A team of media-development experts that has been working with radio stations in earthquake-damaged Haiti to provide critical information to people in need is, in the process, fundamentally improving the delivery of humanitarian aid, according to officials from the United Nations Office for the Coordination of Humanitarian Affairs.
On January 12, a 7.0 temblor struck near Haiti’s capital, Port-au-Prince. Within three days, Internews, an international media-development outfit with experience in crisis situations, dispatched a six-member team of communications experts to the island nation. Its goal was to help local news outlets, many of which had been crippled by the quake, deliver and receive crucial information about the emergency response and humanitarian relief efforts. One of the most interesting aspects of the team’s work was that it relied heavily on information provided by people affected by the quake in order to inform its broadcasts.
By January 21, Internews was producing and distributing, via CD, a daily radio program called Enfomasyon Nou Dwe Konnen—Creole for News You Can Use—to eleven local radio stations (the number has since grown to twenty-seven). The program provides information about water and food distribution points, public health advisories and services, openings in camps for people who’ve lost their homes, and tips on creating safe and reliable shelter. To ensure that Haitians could receive the broadcasts, Internews says that in its first month in Port-au-Prince it also distributed nearly 9,000 out of 55,000 wind-up radios provided by the U.S. military (the military was handing out the radios at food distributions whereas Internews distributed them through radio stations in order to reach people who were not attending the former, “and also to reinforce the position of stations within their communities.”)

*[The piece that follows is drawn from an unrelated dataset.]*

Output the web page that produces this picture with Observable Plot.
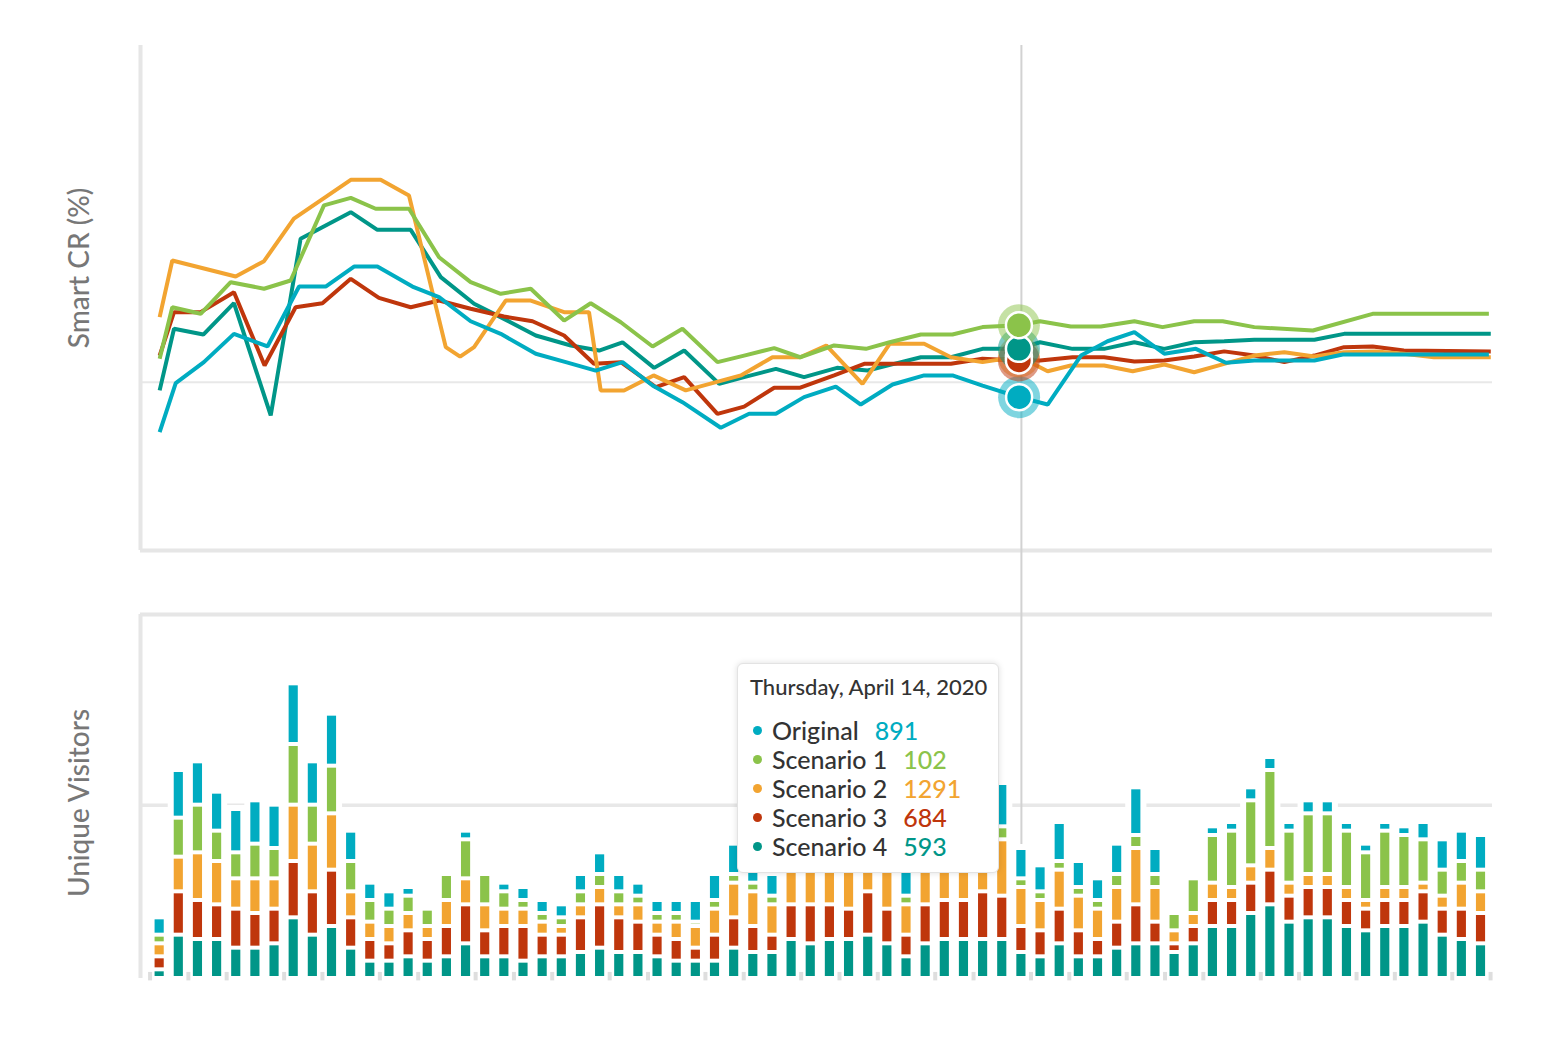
<!DOCTYPE html>
<html><head><meta charset="utf-8">
<script src="https://cdn.jsdelivr.net/npm/d3@7"></script>
<script src="https://cdn.jsdelivr.net/npm/@observablehq/plot@0.6"></script>
<style>
body{margin:0;background:#fff;font-family:Lato,"Open Sans",sans-serif;}
#wrap{position:relative;width:1560px;height:1038px;overflow:hidden;background:#fff;}
#top{position:absolute;left:0;top:0;}
#bottom{position:absolute;left:0;top:580px;}
.ylab{position:absolute;color:#777;font-size:28px;font-weight:500;transform:translate(-50%,-50%) rotate(-90deg);white-space:nowrap;}
#tip{position:absolute;left:737px;top:663px;width:262px;height:210px;box-sizing:border-box;background:#fff;border:1px solid #e3e3e3;border-radius:6px;box-shadow:0 0 6px rgba(0,0,0,.13);padding:11px 0 0 12px;}
#tip .tt{font-size:22px;line-height:24px;color:#333;font-weight:500;}
#tip .rows{margin-top:17px;}
#tip .row{font-size:25px;line-height:29px;height:29px;color:#333;font-weight:500;display:flex;align-items:center;}
#tip .dot{width:9px;height:9px;border-radius:50%;margin-left:3px;margin-right:10px;flex:none;}
#tip .val{margin-left:16px;}
</style></head>
<body>
<div id="wrap">
  <div id="top"></div>
  <div id="bottom"></div>
  <div id="labTop" class="ylab" style="left:78px;top:268px"></div>
  <div id="labBottom" class="ylab" style="left:78px;top:803px"></div>
  <div id="tip"></div>
</div>
<script>
// ---------- data ----------
const seriesNames = ["Original", "Scenario 1", "Scenario 2", "Scenario 3", "Scenario 4"];
const seriesColors = ["#00acc1", "#8bc34a", "#f2a431", "#bf360c", "#009688"];
const yTitleTop = "Smart CR (%)";
const yTitleBottom = "Unique Visitors";

// Smart CR lines: day position and value per series
const originalDays = [0,0.84,2.31,3.88,5.63,7.28,8.67,10.15,11.37,13.20,14.59,16.24,17.81,19.64,21.21,22.77,24.17,25.74,27.30,29.30,30.78,32.18,33.65,35.31,36.61,38.27,39.92,41.40,42.97,44.88,46.37,48.11,49.50,50.90,52.46,54.11,55.68,57.16,60.30,61.78,69.41];
const originalCR = [0.703,0.994,1.119,1.287,1.212,1.568,1.568,1.687,1.687,1.568,1.505,1.362,1.287,1.169,1.119,1.069,1.119,0.980,0.881,0.729,0.812,0.812,0.911,0.974,0.867,0.986,1.040,1.040,0.980,0.911,0.867,1.158,1.243,1.297,1.169,1.198,1.115,1.129,1.129,1.164,1.164];
const scenario1Days = [0,0.66,2.14,3.71,5.45,6.84,8.58,9.98,11.28,13.02,14.59,16.24,17.81,19.38,21.12,22.51,24.08,25.74,27.30,29.13,30.52,32.09,33.45,35.22,36.88,38.12,39.75,41.40,42.97,44.87,45.97,47.58,49.15,50.90,52.37,54.02,55.51,57.16,60.22,63.34,69.41];
const scenario1CR = [1.139,1.445,1.406,1.594,1.555,1.604,2.050,2.095,2.030,2.030,1.742,1.594,1.525,1.555,1.366,1.469,1.356,1.212,1.317,1.119,1.158,1.202,1.148,1.218,1.198,1.237,1.283,1.283,1.327,1.338,1.362,1.331,1.331,1.362,1.327,1.362,1.362,1.327,1.307,1.406,1.406];
const scenario2Days = [0,0.66,3.97,5.45,7.01,9.98,11.54,13.02,14.94,15.69,16.42,18.07,19.38,21.12,22.42,23.03,24.25,25.79,27.47,30.35,32.0,33.45,34.81,36.70,38.12,39.92,41.32,42.97,44.87,46.37,47.58,49.32,50.81,52.46,54.02,55.59,57.16,58.73,60.30,61.85,63.50,64.97,66.54,69.51];
const scenario2CR = [1.386,1.723,1.628,1.719,1.971,2.202,2.202,2.109,1.208,1.152,1.208,1.485,1.485,1.416,1.416,0.951,0.951,1.040,0.951,1.040,1.148,1.148,1.218,0.990,1.228,1.228,1.148,1.119,1.152,1.065,1.099,1.099,1.065,1.105,1.059,1.109,1.158,1.178,1.152,1.178,1.182,1.169,1.148,1.148];
const scenario3Days = [0,0.75,2.14,3.88,5.48,7.10,8.50,9.98,11.45,13.11,14.59,16.24,17.98,19.47,21.12,22.68,24.08,25.91,27.39,29.13,30.52,32.09,33.45,35.22,36.79,41.32,42.97,44.87,45.97,47.67,49.32,50.90,52.46,54.02,55.59,57.16,58.73,60.30,61.85,63.34,64.97,69.51];
const scenario3CR = [1.158,1.416,1.416,1.534,1.099,1.445,1.469,1.614,1.501,1.445,1.485,1.436,1.390,1.362,1.277,1.109,1.119,0.970,1.030,0.812,0.855,0.967,0.967,1.040,1.109,1.109,1.139,1.129,1.129,1.148,1.148,1.123,1.129,1.152,1.183,1.158,1.119,1.158,1.208,1.212,1.188,1.182];
const scenario4Days = [0,0.75,2.28,3.88,5.80,7.36,8.67,9.98,11.37,13.11,14.68,16.42,17.98,19.64,21.47,22.95,24.17,25.82,27.39,29.22,30.52,32.18,33.65,35.37,36.97,38.35,39.75,41.32,42.97,44.87,45.97,47.67,49.32,50.90,52.46,54.02,55.59,57.16,60.30,61.85,69.51];
const scenario4CR = [0.951,1.317,1.283,1.469,0.802,1.852,1.931,2.010,1.905,1.905,1.624,1.466,1.376,1.277,1.218,1.188,1.237,1.085,1.188,0.990,1.030,1.079,1.030,1.085,1.069,1.109,1.148,1.148,1.198,1.198,1.237,1.198,1.198,1.237,1.198,1.237,1.243,1.252,1.252,1.287,1.287];

// Unique visitors per day (70 days), one array per series
const visitsOriginal  = [400,1100,1000,900,1000,1000,1000,1400,1000,1200,700,400,400,200,0,0,200,0,200,300,300,300,400,500,400,300,300,300,500,600,700,700,500,800,800,800,800,900,800,700,800,900,900,900,1000,700,600,900,600,500,700,1100,600,0,0,200,200,300,300,200,300,300,200,200,200,200,400,700,700,800];
const visitsScenario1 = [200,900,1100,700,600,800,700,1400,900,1100,700,500,400,400,400,600,900,700,400,200,200,200,300,300,300,200,200,200,100,200,200,200,200,200,200,200,200,300,200,200,200,200,200,300,300,200,200,200,200,200,300,300,300,400,800,1100,1300,1500,1800,1200,1400,1400,1300,1100,1300,1200,1000,600,500,500];
const visitsScenario2 = [300,800,1100,1000,700,800,700,1300,1100,1300,600,400,400,400,300,600,600,600,400,400,300,200,300,400,300,400,300,400,500,600,800,800,700,1000,1000,1000,1100,1100,1000,700,1000,1100,1100,1200,1300,900,700,900,800,700,800,1300,800,300,300,400,300,400,500,300,300,300,300,200,300,300,200,300,600,500];
const visitsScenario3 = [300,1000,900,800,900,800,800,1300,1000,1300,700,500,400,600,500,700,900,600,700,800,500,500,800,1000,800,700,500,500,300,600,700,600,400,800,900,800,700,1000,800,500,900,900,900,1100,1000,600,600,800,600,400,600,900,500,200,400,600,600,700,800,600,700,700,600,500,600,600,700,600,700,700];
const visitsScenario4 = [200,1000,900,900,700,700,800,1400,1000,1200,700,400,400,500,400,500,800,500,500,400,500,500,600,700,600,600,500,400,400,400,700,600,600,900,800,900,900,1000,800,500,800,900,900,900,900,600,500,800,500,500,700,800,800,600,800,1200,1200,1500,1700,1300,1400,1400,1200,1100,1200,1200,1300,1000,900,800];

// hovered day and tooltip
const hoverDay = 45;
const tooltipDate = "Thursday, April 14, 2020";
const tooltipValues = [891, 102, 1291, 684, 593];

// bottom axis tick positions (days, between bars)
const xTicks = [-0.5,1.5,3.5,6.5,8.5,11.5,13.5,16.5,18.5,20.5,23.5,25.5,28.5,30.5,33.5,35.5,37.5,40.5,42.5,45.5,47.5,50.5,52.5,54.5,57.5,59.5,62.5,64.5,67.5,69.5];

// ---------- derived tables ----------
const lineSeries = [
  ["Original", originalDays, originalCR],
  ["Scenario 1", scenario1Days, scenario1CR],
  ["Scenario 2", scenario2Days, scenario2CR],
  ["Scenario 3", scenario3Days, scenario3CR],
  ["Scenario 4", scenario4Days, scenario4CR]
];
const lineRows = lineSeries.map(([s, ds, vs]) => ds.map((d, i) => ({series: s, day: d, cr: vs[i]})));
const hoverPts = lineRows.map(rows => rows.reduce((a, b) => Math.abs(b.day - hoverDay) < Math.abs(a.day - hoverDay) ? b : a));
const circleOrder = ["Original", "Scenario 2", "Scenario 3", "Scenario 4", "Scenario 1"];
const hoverSorted = circleOrder.map(s => hoverPts.find(p => p.series === s));

const visitsBySeries = {
  "Original": visitsOriginal, "Scenario 1": visitsScenario1, "Scenario 2": visitsScenario2,
  "Scenario 3": visitsScenario3, "Scenario 4": visitsScenario4
};
const stackOrder = ["Scenario 4", "Scenario 3", "Scenario 2", "Scenario 1", "Original"];
const barRows = [];
const barTotals = [];
visitsOriginal.forEach((_, i) => {
  let acc = 0;
  for (const s of stackOrder) {
    const v = visitsBySeries[s][i];
    barRows.push({day: i, series: s, y1: acc, y2: acc + v});
    acc += v;
  }
  barTotals.push({day: i, total: acc});
});

const color = {domain: seriesNames, range: seriesColors};
const xDomain = [-1, 69.6];
const frame = "#e6e6e6";

// ---------- top chart ----------
const topChart = Plot.plot({
  width: 1560, height: 580,
  marginLeft: 140, marginRight: 68, marginTop: 45, marginBottom: 30,
  x: {domain: xDomain, axis: null},
  y: {domain: [0, 3], axis: null},
  color,
  marks: [
    Plot.ruleY([1], {stroke: "#e8e8e8", strokeWidth: 2}),
    Plot.ruleY([0], {stroke: frame, strokeWidth: 4}),
    Plot.ruleX([xDomain[0]], {y1: 0, y2: 3, stroke: frame, strokeWidth: 4}),
    Plot.ruleX([hoverDay], {y1: 3, y2: -0.3, stroke: "#d2d2d2", strokeWidth: 2}),
    ...[4, 3, 2, 1, 0].map(k => Plot.line(lineRows[k], {
      x: "day", y: "cr", stroke: "series", strokeWidth: 4,
      strokeLinejoin: "miter", strokeLinecap: "butt"
    })),
    Plot.dot(hoverSorted, {x: "day", y: "cr", r: 21, fill: "series", fillOpacity: 0.5}),
    ...hoverSorted.map(p => Plot.dot([p], {x: "day", y: "cr", r: 13, fill: "series", stroke: "white", strokeWidth: 2.5}))
  ]
});
document.getElementById("top").appendChild(topChart);

// ---------- bottom chart ----------
const bottomChart = Plot.plot({
  width: 1560, height: 438,
  marginLeft: 140, marginRight: 68, marginTop: 34, marginBottom: 40,
  x: {domain: xDomain, axis: null},
  y: {domain: [0, 8400], axis: null},
  color,
  marks: [
    Plot.ruleY([4000], {stroke: "#e8e8e8", strokeWidth: 3.5}),
    Plot.ruleY([8400], {stroke: frame, strokeWidth: 4}),
    Plot.ruleX([xDomain[0]], {y1: 0, y2: 8400, stroke: frame, strokeWidth: 4}),
    Plot.ruleX([hoverDay], {y1: 9300, y2: 0, stroke: "#d2d2d2", strokeWidth: 2}),
    Plot.rect(barTotals, {
      x1: d => d.day - 0.5, x2: d => d.day + 0.5, y1: 0, y2: "total",
      insetLeft: 5, insetRight: 5, insetTop: 2,
      fill: "white", stroke: "white", strokeWidth: 12
    }),
    Plot.ruleX(xTicks, {y1: 140, y2: -55, stroke: "#dedede", strokeWidth: 4}),
    Plot.rect(barRows, {
      x1: d => d.day - 0.5, x2: d => d.day + 0.5, y1: "y1", y2: "y2",
      fill: "series", insetLeft: 5, insetRight: 5, insetTop: 2, insetBottom: 2
    })
  ]
});
document.getElementById("bottom").appendChild(bottomChart);

// ---------- labels and tooltip ----------
document.getElementById("labTop").textContent = yTitleTop;
document.getElementById("labBottom").textContent = yTitleBottom;
const tip = document.getElementById("tip");
tip.innerHTML = `<div class="tt">${tooltipDate}</div><div class="rows">` +
  seriesNames.map((s, i) => `<div class="row"><span class="dot" style="background:${seriesColors[i]}"></span><span class="lab">${s}</span><span class="val" style="color:${seriesColors[i]}">${tooltipValues[i]}</span></div>`).join("") +
  `</div>`;
</script>
</body></html>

In late February, the United Nations Office for the Coordination of Humanitarian Affairs (OCHA) rewarded Internews’s efforts with a $750,000 grant – a large chunk of the roughly $2 million Internews has raised for its efforts in Haiti (although the group’s principal funder in recent months has been the Office of Transition Initiatives at USAID). It was the first time a media outreach and communications campaign had received money from a U.N.-administered emergency response fund (the grant came from a donor-funded pool).
Internews is not just shouldering its own work in Haiti, however. A few days after its team’s arrival in Port-au-Prince, Internews was asked to take the lead on a collaborative project it had helped found last year. The project was an informal working group called Communicating with Disaster Affected Communities (CDAC), whose mission, as the wonky name implies, is to improve emergency response after natural disasters by spending more time listening to the people who need help. The group had just conducted its second meeting in December, a month before the quake. Haiti was CDAC’s first deployment, and Internews its first field commander.
Imogen Wall, a communications officer for the U.N. Office for the Coordination of Humanitarian Affairs and chair of CDAC Haiti, said that her office realized that the lack of a deliberate effort to communicate with the victims of natural disasters was a “systemic gap” in past relief missions. “The opportunity was there [in Haiti] to address that,” she said.
Oliver Lacey-Hall, the chief communications officer for OCHA, and Wall’s boss, said that by connecting groups like Internews with the providers of humanitarian assistance, CDAC could fundamentally improve the delivery of humanitarian aid.
The News You Can Use radio program demonstrates how the two-way communications highway between affected communities and humanitarian groups works. When the U.N. World Food Program set up a voucher system to distribute rice and other staples, Internews explained what the vouchers were, how and where to get them, who was eligible, and so on. Once vouchers began circulating, Internews reported on what was working and what wasn’t. People wanted to know how long they would have to wait for vouchers, for instance, and when scam artists started faking them, Internews provided valuable information about what the fakes looked like and where they were turning up.

Wow, it sounds novel...it may well be, but it is so basic and essential...information to the people who need it....when they need it and in a manner that is attainable easily....maybe, more essential life changing information will pass through the channels of this network and Haiti can continue its rebuilding in its own interest and for its people instead of others who have destroyed evey asset the nation possesses....of course....except its wonderful people...the richest asset of any nation on earth.
Praise to Colombia for recognizing this opportunity and praise to Internews and its colaborators for their efforts. Maybe it would have been even better with 100,000 crank radios. Bring on the music...the news....the joy of Haiti.
#1 Posted by Steve Rose, CJR on Tue 27 Apr 2010 at 07:50 AM
It would be worth pointing out that Internews is working under contract for USAID Office of Transition Initiatives, a rather shady branch of USAID...
#2 Posted by Jake, CJR on Tue 27 Apr 2010 at 11:45 AM
I interviewed a guy from there shortly before he left for Haiti. Very impressive guy, and organization.